1978, dans la froide et pluvieuse Crawley, au sud de Londres, trois garçons luttent contre l'ennui en formant d'éphémères groupes de lycée. Lol Tolhurst, Michael Dempsey et Robert Smith, trois rescapés de Malice, forment l'ossature de The Cure. Remarqué par Chris Parry, qui fonde sur le champ le label Fictions, le groupe enregistre un 45 tours 'Killing An Arab' (d'après ''L'Etranger'' d'Albert Camus). En mai 1979, les trois jeunes garçons (le cadet Robert Smith vient de fêter ses vingt ans) enregistrent au studio Morgans leur premier effort discographique. Chacun d'eux est symbolisé sur la pochette ménagère d'une façon très imagée !

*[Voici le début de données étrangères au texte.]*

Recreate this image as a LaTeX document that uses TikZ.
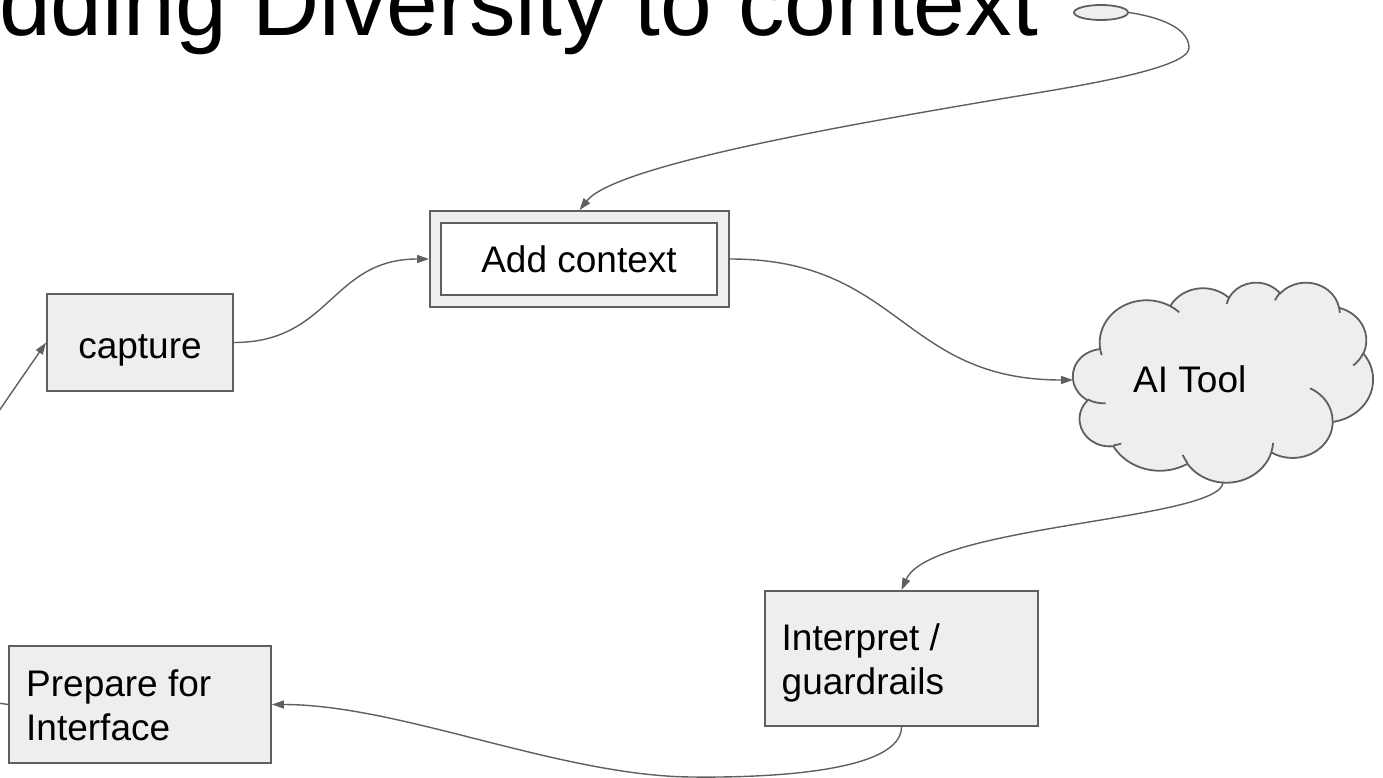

L'éruption musicale du punk a laissé un paysage calciné duquel se sont rapidement extirpés Joy Division ou Killing Joke. Jeunesse oblige, The Cure reste assez proche d'un son post punk. Les titres sont courts et arrangés autour de la guitare nerveuse de Robert Smith, la pompe à basse de Michael Dempsey, la batterie martiale de Lol Tolhurst. Le chant de Robert Smith est déjà assuré et ce dernier scande souvent le titre en guise de refrain ('Object', 'Meathook', 'So What' et ses curieuses paroles). Cette particularité pourrait rendre les morceaux répétitifs s'ils n'étaient déjà courts. 'Griding Halt' avec son riff énergique s'en sort haut la main. En revanche, l'album comporte une faute de goût assez étonnante : 'Foxy Lady' (Chris Parry a décidé de placer cette piste sans le consentement de Robert Smith), reprise improbable de Jimi Hendrix sur laquelle Robert Smith laisse le chant à Michael Dempsey, pour le pire mais sans le meilleur !
Derrière cette façade minimaliste se dissimule pourtant un potentiel. Les sonorités orientales importées de 'Killing An Arab' montrent que le groupe ne rechigne pas à sortir de son sérail, à l'image de 'Fire In Cairo' qui fusionne reggae et punk, tout comme 'Another Day' qui se paie le luxe d'une minute d'introduction. Mais là où le groupe se distingue, c'est dans sa capacité encore certes fragile à créer des atmosphères glaciales et mélancoliques. 'Subway Song' voit la basse de Michael Dempsey imiter le bruit de pas nocturnes, tandis que Robert Smith susurre la tragédie à venir (qui a effectivement lieu en fin de chanson). La poisseuse '10.15 On Saturday Night' libère la tension par un solo acide de guitare. 'Three Imaginary Boys', le fantomatique titre éponyme, laisse éclater la furie d'une guitare, annonçant des lendemains qui déchantent (la chanson se termine par une supplique 'Can You Help Me').
Robert Smith, qui n'a pas eu le droit de décision des chansons sur ce premier album, le déteste cordialement. Pourtant, ce premier volet d'une grande aventure présente déjà d'intéressantes compositions montrant l'intérêt du groupe pour des climats mélancoliques ou glauques qui seront plus tard permanents. Notons que l'album est ressorti aux Etats-Unis avec un track listing différent et l'ajout du single 'Boys Don't Cry' qui lui donne son nom.